From Wind Repertory Project
Don Freund

Biography

Don Freund (born 1947, in Pittsburgh, Pennsylvania) is an American composer and educator. He studied at Duquesne University (BM `69), and earned his graduate degrees at the Eastman School of Music (MM'70, DMA'72). His composition teachers were Joseph Willcox Jenkins, Darius Milhaud, Charles Jones, Wayne Barlow, Warren Benson, and Samuel Adler. From 1972 to 1992 he was chairman of the Composition Department at Memphis State University. As founder and coordinator of Memphis State University's Annual New Music Festival, he programmed close to a thousand new American works; he has been conductor or pianist in the performance of some two hundred new pieces, usually in collaboration with the composer.

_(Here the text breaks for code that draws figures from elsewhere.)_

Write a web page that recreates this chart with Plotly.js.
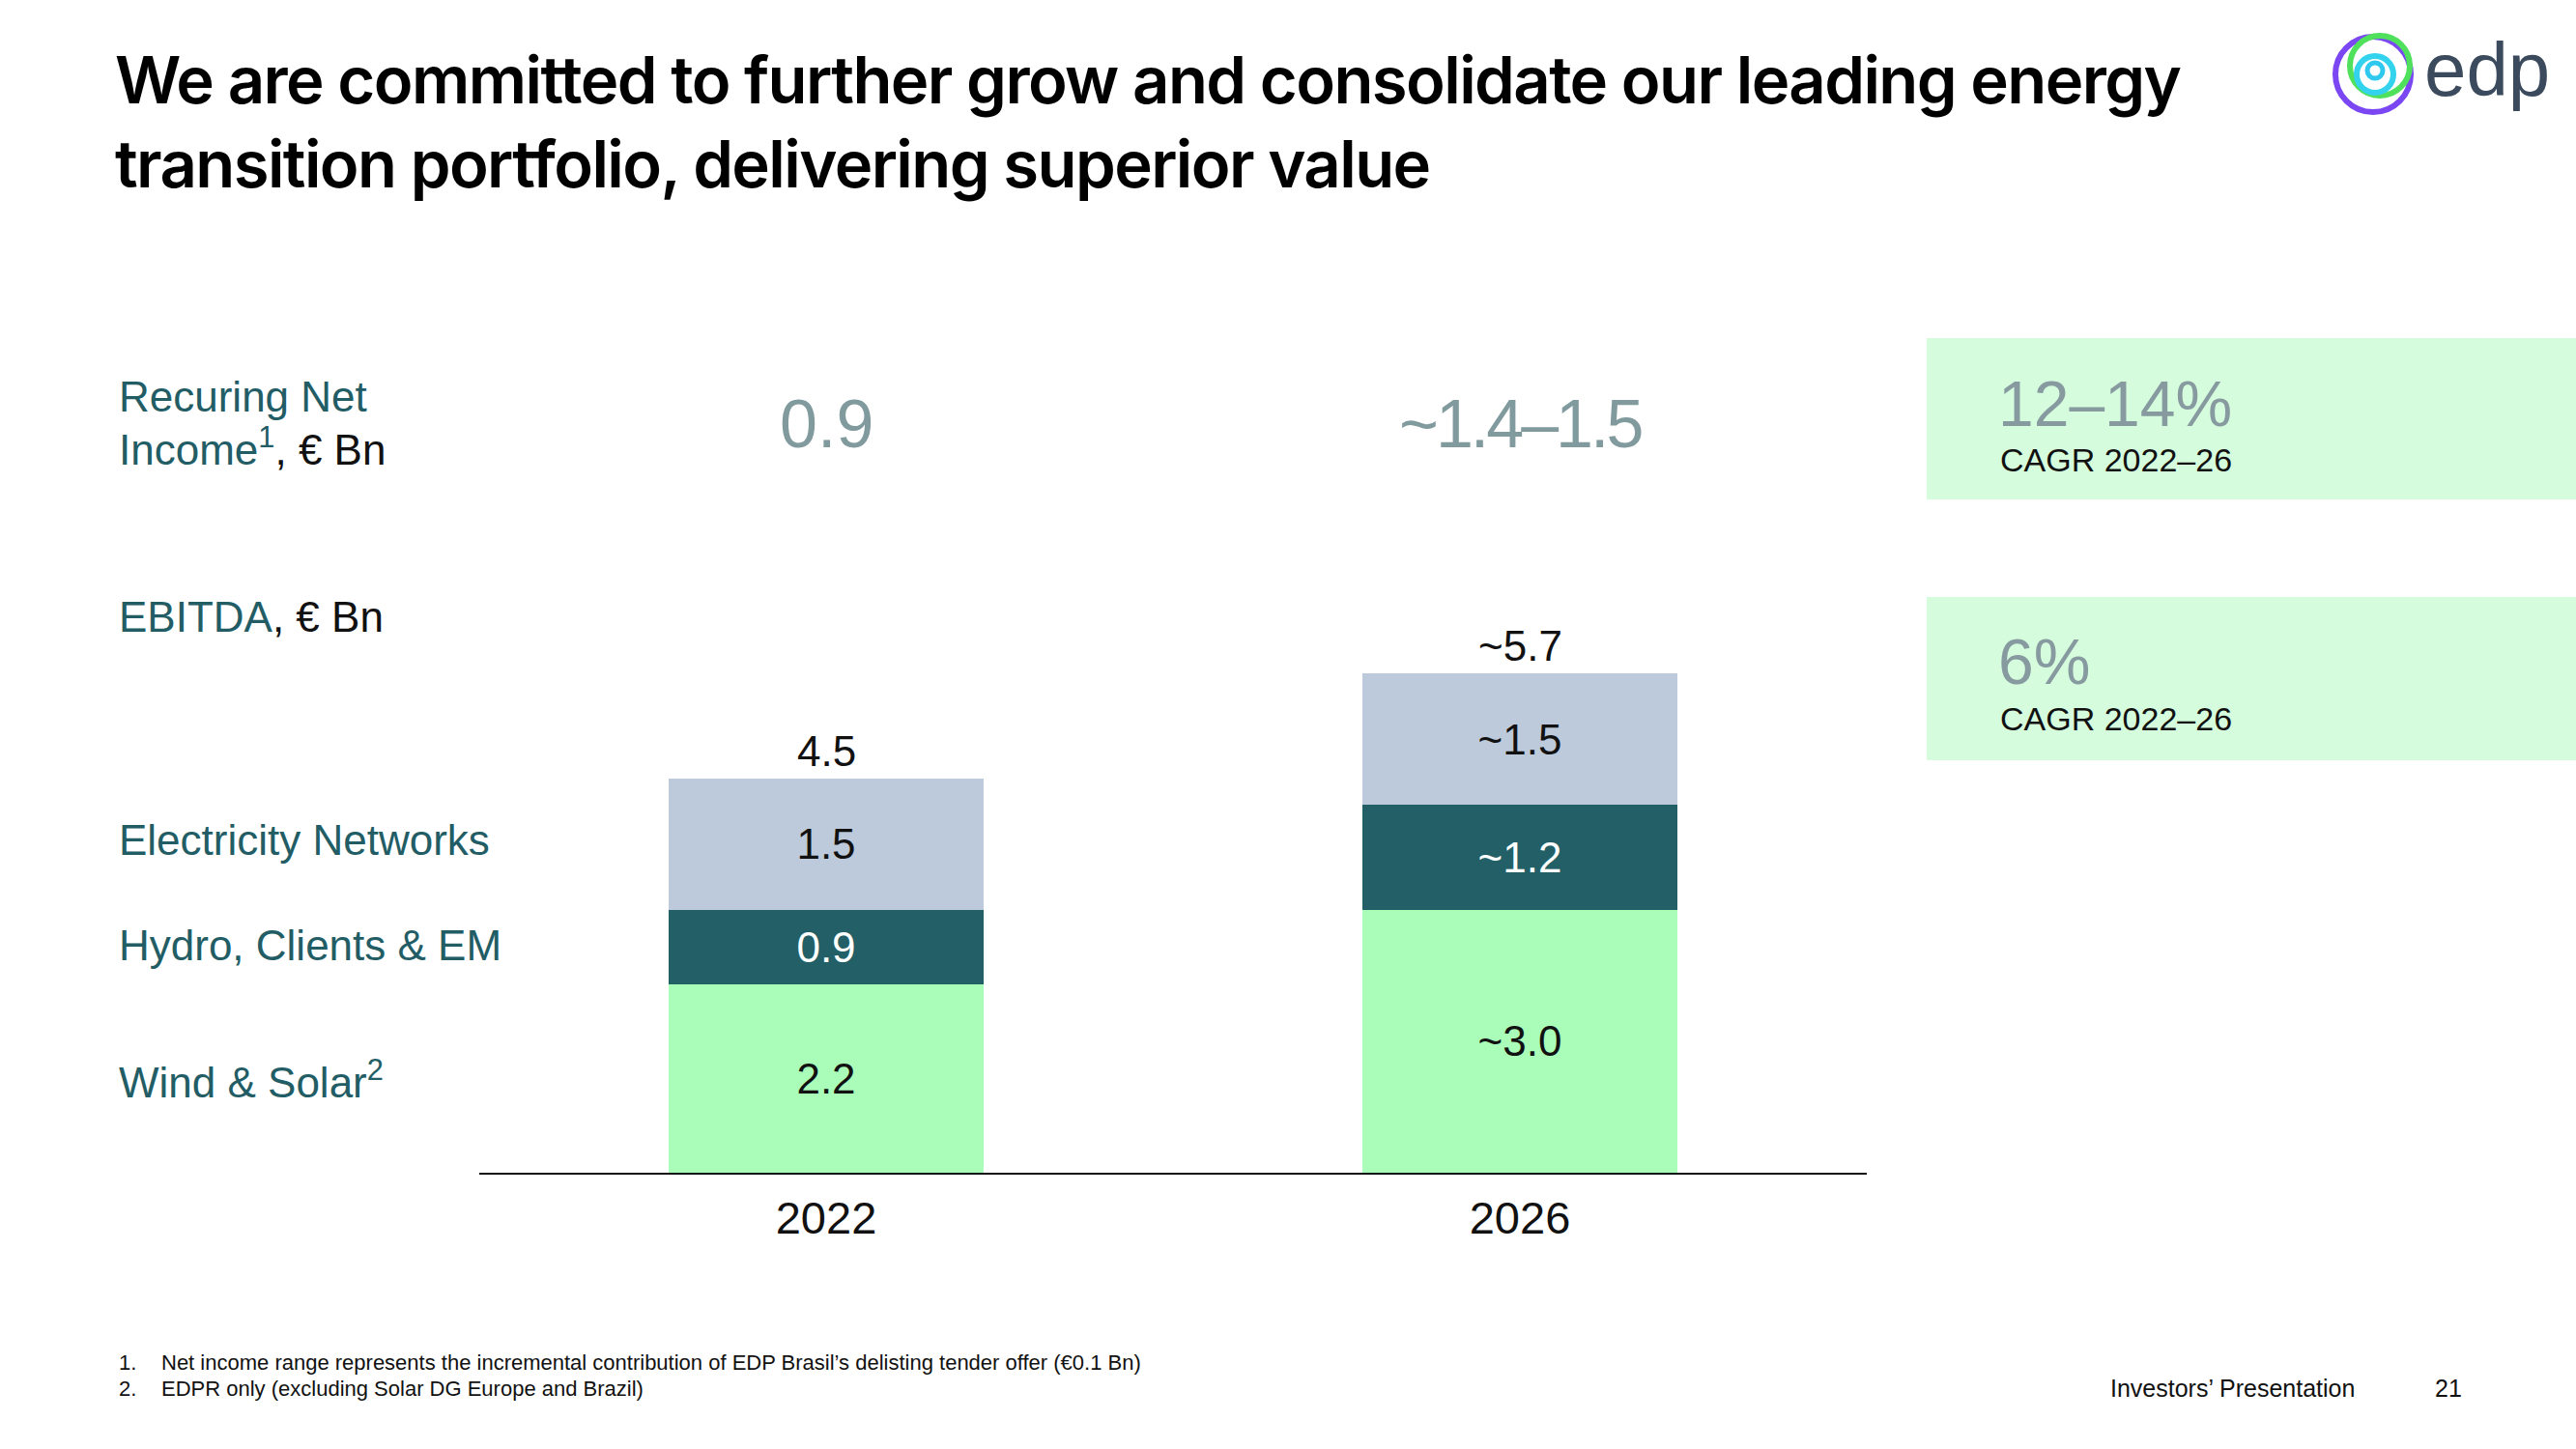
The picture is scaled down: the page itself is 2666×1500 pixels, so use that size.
<!DOCTYPE html>
<html><head><meta charset="utf-8">
<script src="https://cdn.plot.ly/plotly-3.0.1.min.js"></script>
<style>
html,body{margin:0;padding:0;background:#fff;}
#chart{width:2666px;height:1500px;}
.gtitle{letter-spacing:-1.6px;}
.annotation[data-index="3"] .annotation-text{letter-spacing:-3px;}
</style></head>
<body><div id="chart"></div>
<script>
// ---- data ----
const years = ['2022', '2026'];
const windSolar = [2.15, 3.0];
const hydroClients = [0.85, 1.2];
const networks = [1.5, 1.5];
const windLabels = ['2.2', '~3.0'];
const hydroLabels = ['0.9', '~1.2'];
const networkLabels = ['1.5', '~1.5'];
const ebitdaTotals = ['4.5', '~5.7'];
const netIncome = ['0.9', '~1.4–1.5'];
const cagrValues = ['12–14%', '6%'];
const cagrPeriod = 'CAGR 2022–26';
const seriesNames = ['Wind & Solar', 'Hydro, Clients & EM', 'Electricity Networks'];
const footnotes = [
  'Net income range represents the incremental contribution of EDP Brasil’s delisting tender offer (€0.1 Bn)',
  'EDPR only (excluding Solar DG Europe and Brazil)'
];

// ---- helpers ----
const W = 2666, H = 1500;
const px = x => x / W;
const py = y => 1 - y / H;
const FONT = 'Liberation Sans, Arial, sans-serif';
const TEAL = '#225d65';
const GREY = '#809a9e';

const colors = {wind: '#a9fdb8', hydro: '#235f66', net: '#bccadb'};
const barWidth = 0.454;

function barTrace(name, y, text, color, txtColor) {
  return {
    type: 'bar', name: name, x: years, y: y, text: text,
    textposition: 'inside', insidetextanchor: 'middle', constraintext: 'none',
    textfont: {family: FONT, size: 44, color: txtColor},
    marker: {color: color, line: {width: 0}},
    width: barWidth, hoverinfo: 'skip', showlegend: false
  };
}

const data = [
  barTrace(seriesNames[0], windSolar, windLabels, colors.wind, '#111'),
  barTrace(seriesNames[1], hydroClients, hydroLabels, colors.hydro, '#ffffff'),
  barTrace(seriesNames[2], networks, networkLabels, colors.net, '#111')
];

const annotations = [];
// totals above bars and net income row (category axis: position by category index)
years.forEach((yr, i) => {
  annotations.push({
    x: i, y: windSolar[i] + hydroClients[i] + networks[i], xref: 'x', yref: 'y',
    text: ebitdaTotals[i], showarrow: false, yanchor: 'bottom', yshift: 2,
    font: {family: FONT, size: 44, color: '#111'}
  });
  annotations.push({
    x: i, y: py(439), xref: 'x', yref: 'paper',
    text: netIncome[i], showarrow: false, yanchor: 'middle',
    font: {family: FONT, size: 70, color: GREY}
  });
});

// left labels
function leftLabel(text, y, size) {
  annotations.push({
    x: px(121), y: py(y), xref: 'paper', yref: 'paper', xanchor: 'left', yanchor: 'middle',
    align: 'left', text: text, showarrow: false,
    font: {family: FONT, size: size || 44, color: TEAL}
  });
}
leftLabel('Recuring Net', 410);
leftLabel('Income<sup>1</sup><span style="color:#111">, € Bn</span>', 462);
leftLabel('EBITDA<span style="color:#111">, € Bn</span>', 639);
leftLabel(seriesNames[2], 869);
leftLabel(seriesNames[1], 978);
leftLabel(seriesNames[0] + '<sup>2</sup>', 1117);

// CAGR boxes
const cagrY = [[418, 476], [685, 744]];
cagrValues.forEach((v, i) => {
  annotations.push({
    x: px(2066), y: py(cagrY[i][0]), xref: 'paper', yref: 'paper', xanchor: 'left', yanchor: 'middle',
    text: v, showarrow: false, font: {family: FONT, size: 66, color: '#869aa0'}
  });
  annotations.push({
    x: px(2068), y: py(cagrY[i][1]), xref: 'paper', yref: 'paper', xanchor: 'left', yanchor: 'middle',
    text: cagrPeriod, showarrow: false, font: {family: FONT, size: 34, color: '#111'}
  });
});

// footnotes
const fnY = [1410, 1437];
footnotes.forEach((t, i) => {
  annotations.push({
    x: px(121), y: py(fnY[i]), xref: 'paper', yref: 'paper', xanchor: 'left', yanchor: 'middle',
    text: (i + 1) + '.', showarrow: false, font: {family: FONT, size: 22, color: '#111'}
  });
  annotations.push({
    x: px(165), y: py(fnY[i]), xref: 'paper', yref: 'paper', xanchor: 'left', yanchor: 'middle',
    text: t, showarrow: false, font: {family: FONT, size: 22, color: '#111'}
  });
});
annotations.push({
  x: px(2182), y: py(1437), xref: 'paper', yref: 'paper', xanchor: 'left', yanchor: 'middle',
  text: 'Investors’ Presentation', showarrow: false, font: {family: FONT, size: 25, color: '#111'}
});
annotations.push({
  x: px(2534), y: py(1437), xref: 'paper', yref: 'paper', xanchor: 'center', yanchor: 'middle',
  text: '21', showarrow: false, font: {family: FONT, size: 25, color: '#111'}
});
// logo wordmark
annotations.push({
  x: px(2507), y: py(72), xref: 'paper', yref: 'paper', xanchor: 'left', yanchor: 'middle',
  text: 'edp', showarrow: false, font: {family: FONT, size: 78, color: '#3b4a5c'}
});

function circle(cx, cy, r, color, w) {
  return {type: 'circle', xref: 'paper', yref: 'paper',
    x0: px(cx - r), x1: px(cx + r), y0: py(cy + r), y1: py(cy - r),
    line: {color: color, width: w}, fillcolor: 'rgba(0,0,0,0)'};
}

const shapes = [
  {type: 'rect', xref: 'paper', yref: 'paper', x0: px(1994), x1: 1, y0: py(517), y1: py(350),
   fillcolor: '#d5fddd', line: {width: 0}, layer: 'below'},
  {type: 'rect', xref: 'paper', yref: 'paper', x0: px(1994), x1: 1, y0: py(787), y1: py(618),
   fillcolor: '#d5fddd', line: {width: 0}, layer: 'below'},
  circle(2456, 77, 39, '#7a47f2', 6),
  circle(2463, 68, 31, '#4fe05c', 6),
  circle(2458, 77, 19, '#33d3ee', 6),
  circle(2458, 73, 8, '#2fc9f0', 5)
];

const layout = {
  width: W, height: H,
  margin: {l: 0, r: 0, t: 0, b: 0, autoexpand: false},
  paper_bgcolor: '#fff', plot_bgcolor: 'rgba(0,0,0,0)',
  barmode: 'stack',
  title: {
    text: 'We are committed to further grow and consolidate our leading energy<br>transition portfolio, delivering superior value',
    x: px(119), xanchor: 'left', xref: 'container', y: py(107), yanchor: 'top', yref: 'container',
    font: {family: 'Inter, Liberation Sans, sans-serif', size: 67, weight: 600, color: '#000'}
  },
  xaxis: {
    domain: [px(496), px(1932)], type: 'category', range: [-0.5, 1.5],
    showline: true, linecolor: '#111', linewidth: 2, showgrid: false, zeroline: false,
    ticks: '', ticklabelstandoff: 5,
    tickfont: {family: FONT, size: 47, color: '#111'}, fixedrange: true
  },
  yaxis: {
    domain: [py(1214), py(300)], range: [0, (1214 - 300) / 90.7],
    visible: false, showgrid: false, zeroline: false, fixedrange: true
  },
  annotations: annotations,
  shapes: shapes,
  showlegend: false
};

Plotly.newPlot('chart', data, layout, {displayModeBar: false, staticPlot: true});
</script>
</body></html>
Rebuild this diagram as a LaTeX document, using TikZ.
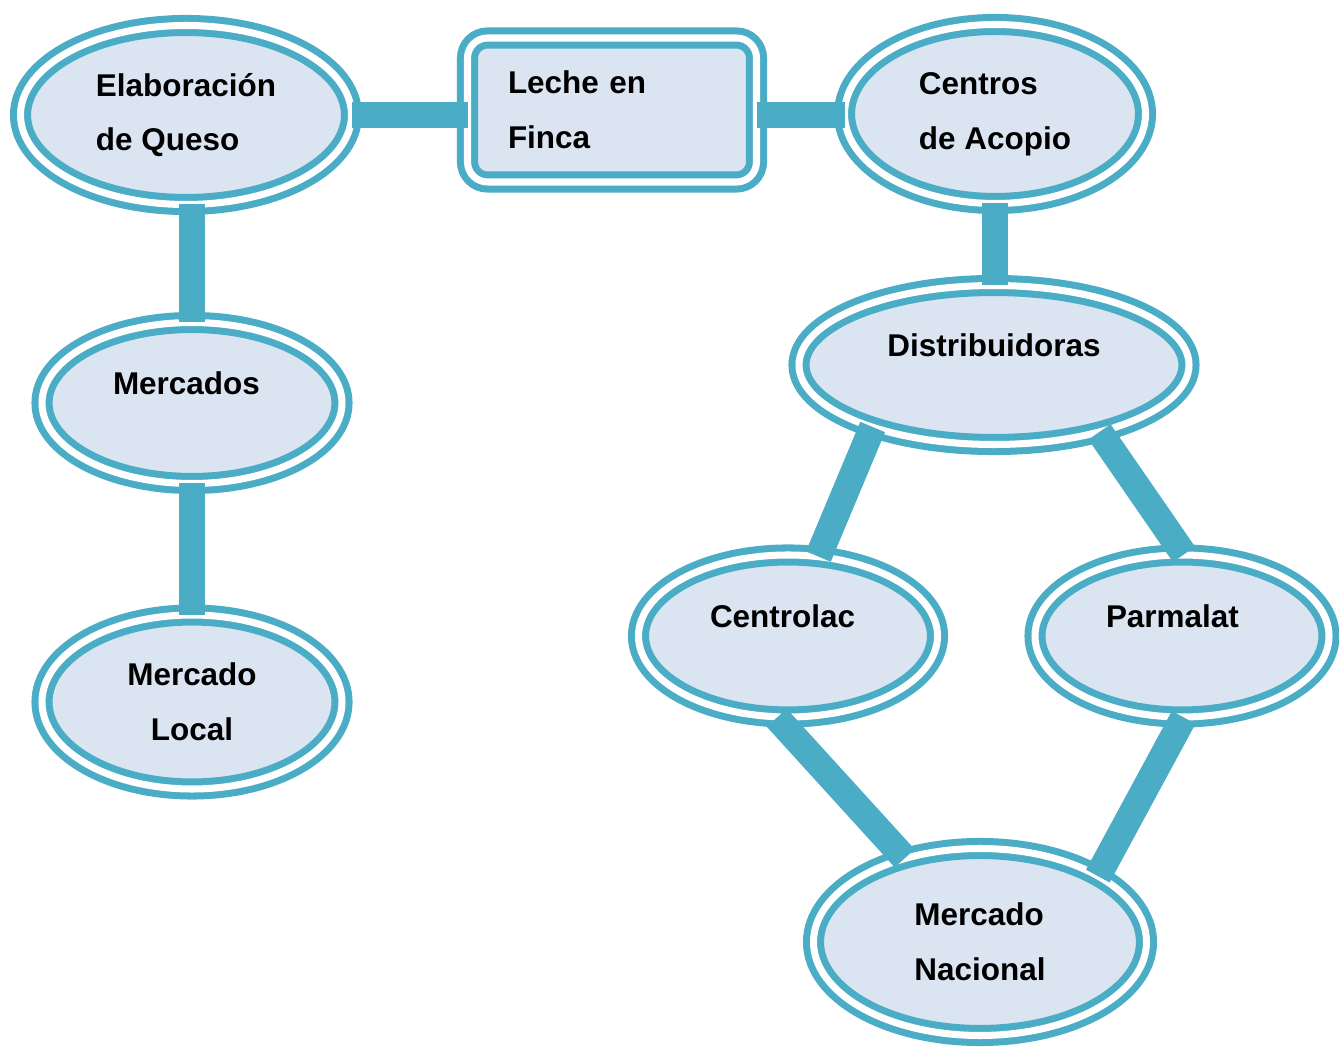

Freund has composed over 100 performed works, ranging from solo, chamber, and orchestral music to pieces involving live performance with electronic instruments, music for dance and large theatre works; he is also active as a pianist, conductor, and lecturer. He has received a Guggenheim Foundation Fellowship (2005), two grants from the National Endowment for the Arts (Cello Concerto; Passion with Tropes), commissions including the Tennessee Arts Commission with Opera Memphis (Opera: The Bishop's Ghost), and prizes including the Washington International String Quartet Composition Competition, the International Society for Contemporary Music/League of Composers International Piano Music Competition, the 1995 AGO/ECS Publishing Award in Choral Composition (God's Grandeur), the 1997 Rodrigo Riera International Competition for Guitar Composition (Stirrings), the Hanson Prize, the McCurdy Award, the Aspen Prize, 25 ASCAP Awards, and a Macgeorge Fellowship from the University of Melbourne, Australia. His works are published by MMB Music, Boosey and Hawkes, ECS, Seesaw, and Vivace Press.

Currently, Freund is Professor of Composition at the Indiana University School of Music, a post he has held since 1992. In 1998 he was composer-in-residence at the Australian National Academy of Music, and lectured on his music at Royal Conservatories in Brussels and the Hague, the Royal Academy of Music in London, the Prague Conservatory and the Hochschule in Vienna. Teaching composition continues to be a major component of Freund's career; students from 30 years of teaching have won an impressive array of awards and recognitions.